According to the U.S. Army’s Officer Candidate School Alumni Association, Phillips was commissioned an Army second lieutenant in November 1953, graduated from Airborne School, was posted to Korea and soon afterward was assigned to the Military Assistance Advisory Group in Saigon, Vietnam. Phillips had been approached by the CIA in college and later joined the agency.

“He had a distinguished career with the CIA,” Foust said, saying that Phillips joined the agency after finishing one semester at the University of Virginia Law School. “In 1955, he served as the sole adviser to two Vietnamese-army pacification operations, earning the CIA’s Intelligence Medal of Merit.”

In early 1963, Phillips advised President Kennedy that, contrary to military reports, efforts to counter the communist insurgency in South Vietnam were going poorly, Foust said.

In the oral-history interview, Phillips said he corrected another aide’s assertions and told Kennedy, “I’m sorry to tell you, Mr. President, but we are not winning the war.”

The conversation was “a remarkable moment in the American bureaucracy, a moment of intellectual honesty,” wrote David Halberstam in his book, “The Best and the Brightest,” Foust said.

Phillips described the Vietnam endeavors in his book, “Why Vietnam Matters: An Eye-Witness Account of Lessons Not Learned.”

Not all of the memories were pleasant. Phillips, in the oral-history interview, recalled discussing with President of South Vietnam Ngo Dinh Diem the likelihood that there would be a coup against him.

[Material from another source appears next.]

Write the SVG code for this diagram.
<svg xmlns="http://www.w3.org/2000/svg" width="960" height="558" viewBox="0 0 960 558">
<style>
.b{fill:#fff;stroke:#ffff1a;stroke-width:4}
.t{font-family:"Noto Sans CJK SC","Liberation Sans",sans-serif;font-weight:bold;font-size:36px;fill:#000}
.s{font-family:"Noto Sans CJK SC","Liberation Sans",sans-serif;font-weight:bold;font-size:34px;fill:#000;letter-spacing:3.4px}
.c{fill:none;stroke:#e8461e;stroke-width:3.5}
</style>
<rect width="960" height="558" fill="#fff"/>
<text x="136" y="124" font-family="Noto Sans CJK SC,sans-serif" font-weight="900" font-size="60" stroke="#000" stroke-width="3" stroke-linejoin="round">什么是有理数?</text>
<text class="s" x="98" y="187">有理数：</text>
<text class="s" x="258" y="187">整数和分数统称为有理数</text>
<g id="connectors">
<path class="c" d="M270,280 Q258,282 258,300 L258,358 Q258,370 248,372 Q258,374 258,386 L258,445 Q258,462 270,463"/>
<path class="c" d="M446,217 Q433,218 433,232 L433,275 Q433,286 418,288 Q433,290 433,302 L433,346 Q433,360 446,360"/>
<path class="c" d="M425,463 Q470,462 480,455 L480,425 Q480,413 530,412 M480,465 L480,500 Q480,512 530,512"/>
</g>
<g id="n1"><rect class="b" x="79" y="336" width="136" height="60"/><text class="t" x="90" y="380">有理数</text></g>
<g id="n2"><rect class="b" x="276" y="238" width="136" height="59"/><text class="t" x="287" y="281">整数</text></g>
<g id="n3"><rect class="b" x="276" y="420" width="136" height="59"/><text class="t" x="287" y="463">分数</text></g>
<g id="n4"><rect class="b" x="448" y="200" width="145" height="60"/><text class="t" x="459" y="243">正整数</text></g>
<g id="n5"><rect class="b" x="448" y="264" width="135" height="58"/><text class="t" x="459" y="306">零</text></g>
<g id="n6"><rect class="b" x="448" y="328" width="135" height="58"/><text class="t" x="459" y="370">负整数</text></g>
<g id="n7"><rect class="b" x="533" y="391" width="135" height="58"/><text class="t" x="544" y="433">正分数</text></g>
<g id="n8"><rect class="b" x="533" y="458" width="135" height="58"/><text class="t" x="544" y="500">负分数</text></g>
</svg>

Diem was assassinated shortly afterward on Nov. 1, 1963.

Three weeks later, Phillips was en route back to the U.S. three weeks when President Kennedy was assassinated.

After his service in the Vietnam War, which included assignments in Laos, Phillips served as president of Inter-Continental Consultants Inc.

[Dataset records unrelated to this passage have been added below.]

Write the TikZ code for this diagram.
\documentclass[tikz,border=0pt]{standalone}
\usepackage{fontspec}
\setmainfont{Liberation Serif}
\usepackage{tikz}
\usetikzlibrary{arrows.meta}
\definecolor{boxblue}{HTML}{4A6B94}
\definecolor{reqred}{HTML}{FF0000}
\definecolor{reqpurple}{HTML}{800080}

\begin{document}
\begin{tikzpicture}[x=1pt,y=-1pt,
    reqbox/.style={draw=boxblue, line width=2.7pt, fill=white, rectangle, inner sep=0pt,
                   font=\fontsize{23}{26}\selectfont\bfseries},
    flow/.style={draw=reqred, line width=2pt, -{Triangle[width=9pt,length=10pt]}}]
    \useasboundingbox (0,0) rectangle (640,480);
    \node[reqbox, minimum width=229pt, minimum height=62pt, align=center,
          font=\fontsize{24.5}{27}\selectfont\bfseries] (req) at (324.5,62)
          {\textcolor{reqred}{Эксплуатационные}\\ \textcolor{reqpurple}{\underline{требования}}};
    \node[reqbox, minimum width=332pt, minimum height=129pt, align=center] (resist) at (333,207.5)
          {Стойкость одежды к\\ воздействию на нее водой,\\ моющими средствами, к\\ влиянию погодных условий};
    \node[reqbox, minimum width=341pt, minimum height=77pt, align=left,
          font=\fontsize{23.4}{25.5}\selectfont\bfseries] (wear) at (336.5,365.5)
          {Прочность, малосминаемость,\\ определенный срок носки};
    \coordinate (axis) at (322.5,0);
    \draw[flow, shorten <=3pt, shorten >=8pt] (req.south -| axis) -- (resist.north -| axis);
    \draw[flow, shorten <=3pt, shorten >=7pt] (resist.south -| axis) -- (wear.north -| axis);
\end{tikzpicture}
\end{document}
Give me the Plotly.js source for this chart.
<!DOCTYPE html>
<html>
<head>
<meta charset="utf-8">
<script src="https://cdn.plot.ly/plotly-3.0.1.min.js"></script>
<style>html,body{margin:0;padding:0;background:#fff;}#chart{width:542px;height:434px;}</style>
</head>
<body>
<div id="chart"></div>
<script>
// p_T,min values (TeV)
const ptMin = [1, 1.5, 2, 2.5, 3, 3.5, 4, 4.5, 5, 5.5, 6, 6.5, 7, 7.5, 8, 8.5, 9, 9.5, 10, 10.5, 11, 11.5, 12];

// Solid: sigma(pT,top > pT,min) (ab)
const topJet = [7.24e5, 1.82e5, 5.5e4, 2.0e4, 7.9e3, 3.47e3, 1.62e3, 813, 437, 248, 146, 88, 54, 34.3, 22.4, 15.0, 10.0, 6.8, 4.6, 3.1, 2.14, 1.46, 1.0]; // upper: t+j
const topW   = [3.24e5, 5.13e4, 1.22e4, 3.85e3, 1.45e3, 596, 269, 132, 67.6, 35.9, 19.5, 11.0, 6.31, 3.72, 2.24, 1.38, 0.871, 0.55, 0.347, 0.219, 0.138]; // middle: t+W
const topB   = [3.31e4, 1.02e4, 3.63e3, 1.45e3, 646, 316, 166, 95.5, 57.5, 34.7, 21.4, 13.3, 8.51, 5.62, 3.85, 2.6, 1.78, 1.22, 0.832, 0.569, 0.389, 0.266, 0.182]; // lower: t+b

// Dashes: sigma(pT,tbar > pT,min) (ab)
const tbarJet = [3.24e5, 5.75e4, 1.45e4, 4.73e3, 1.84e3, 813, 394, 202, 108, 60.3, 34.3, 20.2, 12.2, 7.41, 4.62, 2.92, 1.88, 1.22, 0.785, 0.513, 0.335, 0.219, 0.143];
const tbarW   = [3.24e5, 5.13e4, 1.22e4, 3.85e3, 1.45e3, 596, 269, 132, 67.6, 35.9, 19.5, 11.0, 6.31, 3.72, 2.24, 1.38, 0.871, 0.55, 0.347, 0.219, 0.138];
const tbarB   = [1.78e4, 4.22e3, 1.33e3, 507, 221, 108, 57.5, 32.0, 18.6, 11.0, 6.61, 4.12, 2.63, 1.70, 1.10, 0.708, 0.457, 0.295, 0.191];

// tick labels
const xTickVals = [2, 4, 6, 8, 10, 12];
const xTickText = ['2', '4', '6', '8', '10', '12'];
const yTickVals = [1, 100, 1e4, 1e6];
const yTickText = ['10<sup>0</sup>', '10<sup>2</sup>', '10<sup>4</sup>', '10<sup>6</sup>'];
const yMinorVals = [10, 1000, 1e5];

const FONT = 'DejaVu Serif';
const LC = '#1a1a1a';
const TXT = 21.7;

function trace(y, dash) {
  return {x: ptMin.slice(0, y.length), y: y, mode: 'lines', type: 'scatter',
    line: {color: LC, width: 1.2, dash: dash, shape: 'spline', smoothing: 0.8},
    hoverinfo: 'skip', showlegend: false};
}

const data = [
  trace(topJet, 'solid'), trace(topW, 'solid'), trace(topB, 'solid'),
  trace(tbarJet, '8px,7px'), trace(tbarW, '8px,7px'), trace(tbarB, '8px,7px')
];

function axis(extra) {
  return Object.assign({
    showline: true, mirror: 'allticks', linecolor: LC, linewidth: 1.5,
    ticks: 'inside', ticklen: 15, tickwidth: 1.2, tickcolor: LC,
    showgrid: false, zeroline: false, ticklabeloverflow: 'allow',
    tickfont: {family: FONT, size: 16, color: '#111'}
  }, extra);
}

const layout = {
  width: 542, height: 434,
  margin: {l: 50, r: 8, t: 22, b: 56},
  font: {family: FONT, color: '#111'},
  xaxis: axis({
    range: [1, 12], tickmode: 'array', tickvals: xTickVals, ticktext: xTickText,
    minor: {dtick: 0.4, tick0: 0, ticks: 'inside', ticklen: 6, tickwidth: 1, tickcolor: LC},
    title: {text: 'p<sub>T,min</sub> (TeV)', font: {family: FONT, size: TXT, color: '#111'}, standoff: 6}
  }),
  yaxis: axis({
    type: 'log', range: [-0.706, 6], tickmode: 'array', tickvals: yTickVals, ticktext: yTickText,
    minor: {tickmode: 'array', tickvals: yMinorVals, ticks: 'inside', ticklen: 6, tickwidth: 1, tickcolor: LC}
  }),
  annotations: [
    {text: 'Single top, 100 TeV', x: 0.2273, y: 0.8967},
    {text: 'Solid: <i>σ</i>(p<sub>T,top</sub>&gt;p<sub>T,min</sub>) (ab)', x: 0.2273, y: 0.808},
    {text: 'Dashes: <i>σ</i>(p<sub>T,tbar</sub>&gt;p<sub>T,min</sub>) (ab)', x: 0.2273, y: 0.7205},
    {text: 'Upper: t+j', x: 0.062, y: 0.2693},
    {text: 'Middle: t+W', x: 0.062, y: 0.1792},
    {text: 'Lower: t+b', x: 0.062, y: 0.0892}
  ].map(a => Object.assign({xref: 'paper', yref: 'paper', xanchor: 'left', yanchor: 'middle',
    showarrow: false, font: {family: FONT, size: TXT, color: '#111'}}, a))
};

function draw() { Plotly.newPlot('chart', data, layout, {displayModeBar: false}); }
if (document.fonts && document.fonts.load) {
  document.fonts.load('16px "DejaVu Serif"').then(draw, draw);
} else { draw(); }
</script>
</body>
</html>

While serving a single term on the Board of Supervisors, Phillips led the development of the county’s planning-and-land-use system, an effort that led Washingtonian magazine to name him a Washingtonian of the Year in 1976, Foust said.

Phillips is pictured in Carole Herrick’s book “Legendary Locals of McLean.” An April 1974 image shows him behind the controls of a bulldozer at the McLean Community Center’s construction site.

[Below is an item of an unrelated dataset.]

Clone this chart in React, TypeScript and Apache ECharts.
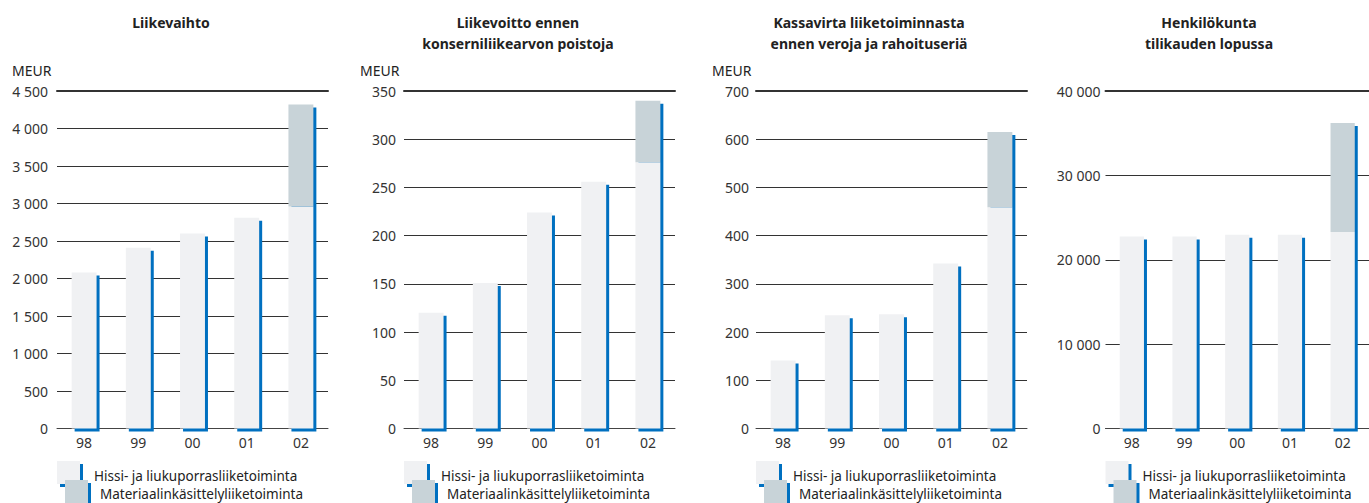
import React, { useEffect, useRef } from "react";
import * as echarts from "echarts";

const years = ["98", "99", "00", "01", "02"];

const salesHissi = [2080, 2410, 2600, 2810, 2960];
const salesMat = [0, 0, 0, 0, 1360];
const ebitaHissi = [120, 151, 224, 256, 276];
const ebitaMat = [0, 0, 0, 0, 64];
const cashHissi = [141, 235, 237, 342, 459];
const cashMat = [0, 0, 0, 0, 156];
const staffHissi = [22750, 22750, 22950, 22950, 23300];
const staffMat = [0, 0, 0, 0, 12920];

const axisMax = [4500, 350, 700, 40000];
const axisInterval = [500, 50, 100, 10000];

const titles = [
  ["Liikevaihto"],
  ["Liikevoitto ennen", "konserniliikearvon poistoja"],
  ["Kassavirta liiketoiminnasta", "ennen veroja ja rahoituseriä"],
  ["Henkilökunta", "tilikauden lopussa"],
];
const unitLabels = ["MEUR", "MEUR", "MEUR", ""];
const legendNames = ["Hissi- ja liukuporrasliiketoiminta", "Materiaalinkäsittelyliiketoiminta"];

const FONT = '"Noto Sans", "Open Sans", sans-serif';
const BLUE = "#0070c0";
const LIGHT = "#f0f1f3";
const DARK = "#c8d3d8";
const TEXT = "#222";

const gridLefts = [57, 404, 756, 1105.5];
const titleCenters = [171, 518, 869, 1209];
const unitX = [12, 360, 712, 0];
const labelMargins = [9, 8, 7, 5];

function fmt(v: number) {
  return String(v).replace(/\B(?=(\d{3})+(?!\d))/g, " ");
}

export default function App() {
  const ref = useRef<HTMLDivElement>(null);
  useEffect(() => {
    document.body.style.margin = "0";
    if (!ref.current) return;
    const chart = echarts.init(ref.current, undefined, { renderer: "svg" });
    const panels = [
      [salesHissi, salesMat],
      [ebitaHissi, ebitaMat],
      [cashHissi, cashMat],
      [staffHissi, staffMat],
    ];

    const grids = gridLefts.map((l) => ({ left: l, width: 271, top: 91, height: 337.5 }));
    const bottomAxes = gridLefts.map((_, g) => ({
      type: "category",
      gridIndex: g,
      data: years,
      axisTick: { show: false },
      axisLine: { show: true, lineStyle: { color: "#444", width: 1 } },
      axisLabel: { color: "#333", fontSize: 14, fontFamily: FONT, margin: 7 },
    }));
    const topAxes = gridLefts.map((_, g) => ({
      type: "category",
      gridIndex: g,
      position: "top",
      data: years,
      axisTick: { show: false },
      axisLabel: { show: false },
      axisLine: { show: true, lineStyle: { color: "#333", width: 2 } },
    }));
    const yAxes = gridLefts.map((_, g) => ({
      type: "value",
      gridIndex: g,
      min: 0,
      max: axisMax[g],
      interval: axisInterval[g],
      axisLine: { show: false },
      axisTick: { show: false },
      splitLine: { show: true, lineStyle: { color: "#333", width: 1 } },
      axisLabel: {
        color: "#333",
        fontSize: 14,
        fontFamily: FONT,
        margin: labelMargins[g],
        formatter: (v: number) => fmt(v),
      },
    }));

    const series = panels.map(([h, m], g) => ({
      type: "custom",
      xAxisIndex: g,
      yAxisIndex: g,
      clip: false,
      encode: { x: 0, y: [1, 2] },
      data: years.map((_, i) => [i, h[i], m[i]]),
      renderItem: (params: any, api: any) => {
        const i = api.value(0);
        const hv = api.value(1);
        const mv = api.value(2);
        const p0 = api.coord([i, 0]);
        const p1 = api.coord([i, hv]);
        const p2 = api.coord([i, hv + mv]);
        const bw = api.size([1, 0])[0] * 0.46;
        const x = p0[0] - bw / 2;
        const children: any[] = [
          {
            type: "rect",
            shape: { x: x + 3, y: p2[1] + 3, width: bw, height: p0[1] - p2[1] },
            style: { fill: BLUE },
          },
          {
            type: "rect",
            shape: { x, y: p1[1], width: bw, height: p0[1] - p1[1] },
            style: { fill: LIGHT },
          },
        ];
        if (mv > 0) {
          children.push({
            type: "rect",
            shape: { x, y: p2[1], width: bw, height: p1[1] - p2[1] },
            style: { fill: DARK },
          });
        }
        return { type: "group", children };
      },
    }));

    const graphics: any[] = [];
    titles.forEach((lines, g) => {
      lines.forEach((t, k) => {
        graphics.push({
          type: "text",
          x: titleCenters[g],
          y: 22 + k * 21,
          style: {
            text: t,
            align: "center",
            verticalAlign: "middle",
            fontSize: 14,
            fontWeight: "bold",
            fontFamily: FONT,
            fill: TEXT,
          },
        });
      });
      if (unitLabels[g]) {
        graphics.push({
          type: "text",
          x: unitX[g],
          y: 70.5,
          style: {
            text: unitLabels[g],
            align: "left",
            verticalAlign: "middle",
            fontSize: 14,
            fontFamily: FONT,
            fill: TEXT,
          },
        });
      }
      const L = gridLefts[g];
      graphics.push({ type: "rect", shape: { x: L + 3, y: 464, width: 23, height: 23 }, style: { fill: BLUE } });
      graphics.push({ type: "rect", shape: { x: L, y: 461, width: 23, height: 23 }, style: { fill: LIGHT } });
      graphics.push({ type: "rect", shape: { x: L + 11, y: 483, width: 23, height: 23 }, style: { fill: BLUE } });
      graphics.push({ type: "rect", shape: { x: L + 8, y: 480, width: 23, height: 23 }, style: { fill: DARK } });
      graphics.push({
        type: "text",
        x: L + 37,
        y: 475.5,
        style: { text: legendNames[0], align: "left", verticalAlign: "middle", fontSize: 13.5, fontFamily: FONT, fill: TEXT },
      });
      graphics.push({
        type: "text",
        x: L + 43,
        y: 494,
        style: { text: legendNames[1], align: "left", verticalAlign: "middle", fontSize: 13.5, fontFamily: FONT, fill: TEXT },
      });
    });

    chart.setOption({
      animation: false,
      backgroundColor: "#fff",
      grid: grids,
      xAxis: [...bottomAxes, ...topAxes],
      yAxis: yAxes,
      series,
      graphic: graphics,
    } as any);
    return () => chart.dispose();
  }, []);
  return <div ref={ref} style={{ width: 1369, height: 503 }} />;
}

Another photo depicts him cutting the ribbon at the center’s dedication on Oct. 19, 1975, along with former Gov. Linwood Holton, Board of Supervisors Chairman Jean Packard, McLean Community Center Governing Board Chairman Joan DuBois and former Franklin Sherman School principal Charlotte Troughton Corner.

“He was a very kind gentleman,” Herrick recalled. “Rufus and his wife were kind of a duo. They were very active in promoting the community and keeping it a community.”

Phillips ran unsuccessfully for the U.S. House of Representatives in 1974 and U.S. Senate in 1977.

In 2009, Phillips spent his 80th birthday in Afghanistan, where he was a volunteer helping the Free and Fair Elections Foundation of Afghanistan during that country’s presidential election, Foust said.

Phillips’ wife of 59 years, Barbara, died in February 2020 at age 85. They had met in El Salvador in 1960 and married three months later. She made an unsuccessful run for Dranesville District supervisor in 1999, losing to Republican Stuart Mendelsohn.

Phillips is survived by four children – Rufus Phillips IV, Anne Phillips Schelle, Edward Dean Phillips and Patricia Phillips Shields – and several grandchildren.

Phillips was the fourth former Dranesville District supervisor to die in recent years. Nancy Falck died in April 2019 at age 89, Lilla Richards died September 2020 at age 81 and Ernest Berger died three days later that same month at age 88.